The exercise - Reproduce the data below in full and exclude every picture.

Data block -
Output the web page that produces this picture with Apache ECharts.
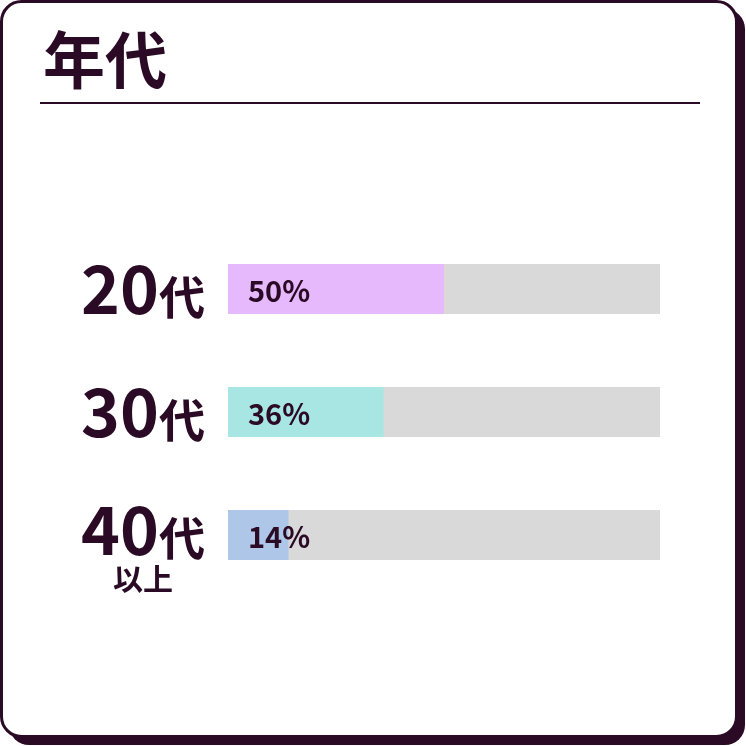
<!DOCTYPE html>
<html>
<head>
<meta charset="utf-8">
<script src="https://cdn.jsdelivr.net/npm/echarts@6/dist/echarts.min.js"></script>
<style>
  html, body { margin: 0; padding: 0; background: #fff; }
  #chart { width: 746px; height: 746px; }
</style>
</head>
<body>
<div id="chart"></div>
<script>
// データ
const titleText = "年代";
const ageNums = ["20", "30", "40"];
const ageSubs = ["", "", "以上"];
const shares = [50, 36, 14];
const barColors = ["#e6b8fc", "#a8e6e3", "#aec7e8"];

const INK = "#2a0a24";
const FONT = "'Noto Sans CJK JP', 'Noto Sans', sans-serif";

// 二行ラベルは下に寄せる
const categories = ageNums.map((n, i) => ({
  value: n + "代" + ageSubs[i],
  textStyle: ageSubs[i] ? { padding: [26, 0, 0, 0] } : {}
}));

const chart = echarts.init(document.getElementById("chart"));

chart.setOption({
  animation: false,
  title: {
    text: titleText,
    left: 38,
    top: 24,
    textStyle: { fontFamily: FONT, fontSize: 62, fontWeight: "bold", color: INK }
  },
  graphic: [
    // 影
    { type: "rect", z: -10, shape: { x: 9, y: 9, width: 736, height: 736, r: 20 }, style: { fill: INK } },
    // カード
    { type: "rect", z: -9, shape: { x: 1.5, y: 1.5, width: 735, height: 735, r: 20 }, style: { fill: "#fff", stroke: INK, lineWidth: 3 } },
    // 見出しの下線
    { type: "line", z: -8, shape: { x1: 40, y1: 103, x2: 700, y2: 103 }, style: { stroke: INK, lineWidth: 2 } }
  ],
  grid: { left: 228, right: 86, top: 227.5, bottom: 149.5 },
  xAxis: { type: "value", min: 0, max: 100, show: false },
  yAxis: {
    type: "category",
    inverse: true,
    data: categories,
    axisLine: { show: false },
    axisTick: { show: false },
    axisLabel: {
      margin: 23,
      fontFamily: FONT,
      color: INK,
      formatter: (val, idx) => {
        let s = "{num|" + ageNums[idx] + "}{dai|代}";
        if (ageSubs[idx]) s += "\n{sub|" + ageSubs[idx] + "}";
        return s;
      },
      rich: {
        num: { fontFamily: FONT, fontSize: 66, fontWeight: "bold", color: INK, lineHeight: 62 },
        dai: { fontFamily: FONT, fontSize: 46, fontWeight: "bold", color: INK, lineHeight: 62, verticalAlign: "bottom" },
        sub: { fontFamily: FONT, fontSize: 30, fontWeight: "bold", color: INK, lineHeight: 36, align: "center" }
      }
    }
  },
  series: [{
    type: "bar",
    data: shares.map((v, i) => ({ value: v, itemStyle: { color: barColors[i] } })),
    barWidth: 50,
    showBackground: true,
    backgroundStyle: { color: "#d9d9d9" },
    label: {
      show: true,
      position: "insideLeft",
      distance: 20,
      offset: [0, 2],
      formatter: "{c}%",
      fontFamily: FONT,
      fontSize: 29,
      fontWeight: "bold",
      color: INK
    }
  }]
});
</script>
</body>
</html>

The reply -
Output the web page that produces this picture with Apache ECharts.
<!DOCTYPE html>
<html>
<head>
<meta charset="utf-8">
<script src="https://cdn.jsdelivr.net/npm/echarts@6/dist/echarts.min.js"></script>
<style>
  html, body { margin: 0; padding: 0; background: #fff; }
  #chart { width: 746px; height: 746px; }
</style>
</head>
<body>
<div id="chart"></div>
<script>
// データ
const titleText = "年代";
const ageNums = ["20", "30", "40"];
const ageSubs = ["", "", "以上"];
const shares = [50, 36, 14];
const barColors = ["#e6b8fc", "#a8e6e3", "#aec7e8"];

const INK = "#2a0a24";
const FONT = "'Noto Sans CJK JP', 'Noto Sans', sans-serif";

// 二行ラベルは下に寄せる
const categories = ageNums.map((n, i) => ({
  value: n + "代" + ageSubs[i],
  textStyle: ageSubs[i] ? { padding: [26, 0, 0, 0] } : {}
}));

const chart = echarts.init(document.getElementById("chart"));

chart.setOption({
  animation: false,
  title: {
    text: titleText,
    left: 38,
    top: 24,
    textStyle: { fontFamily: FONT, fontSize: 62, fontWeight: "bold", color: INK }
  },
  graphic: [
    // 影
    { type: "rect", z: -10, shape: { x: 9, y: 9, width: 736, height: 736, r: 20 }, style: { fill: INK } },
    // カード
    { type: "rect", z: -9, shape: { x: 1.5, y: 1.5, width: 735, height: 735, r: 20 }, style: { fill: "#fff", stroke: INK, lineWidth: 3 } },
    // 見出しの下線
    { type: "line", z: -8, shape: { x1: 40, y1: 103, x2: 700, y2: 103 }, style: { stroke: INK, lineWidth: 2 } }
  ],
  grid: { left: 228, right: 86, top: 227.5, bottom: 149.5 },
  xAxis: { type: "value", min: 0, max: 100, show: false },
  yAxis: {
    type: "category",
    inverse: true,
    data: categories,
    axisLine: { show: false },
    axisTick: { show: false },
    axisLabel: {
      margin: 23,
      fontFamily: FONT,
      color: INK,
      formatter: (val, idx) => {
        let s = "{num|" + ageNums[idx] + "}{dai|代}";
        if (ageSubs[idx]) s += "\n{sub|" + ageSubs[idx] + "}";
        return s;
      },
      rich: {
        num: { fontFamily: FONT, fontSize: 66, fontWeight: "bold", color: INK, lineHeight: 62 },
        dai: { fontFamily: FONT, fontSize: 46, fontWeight: "bold", color: INK, lineHeight: 62, verticalAlign: "bottom" },
        sub: { fontFamily: FONT, fontSize: 30, fontWeight: "bold", color: INK, lineHeight: 36, align: "center" }
      }
    }
  },
  series: [{
    type: "bar",
    data: shares.map((v, i) => ({ value: v, itemStyle: { color: barColors[i] } })),
    barWidth: 50,
    showBackground: true,
    backgroundStyle: { color: "#d9d9d9" },
    label: {
      show: true,
      position: "insideLeft",
      distance: 20,
      offset: [0, 2],
      formatter: "{c}%",
      fontFamily: FONT,
      fontSize: 29,
      fontWeight: "bold",
      color: INK
    }
  }]
});
</script>
</body>
</html>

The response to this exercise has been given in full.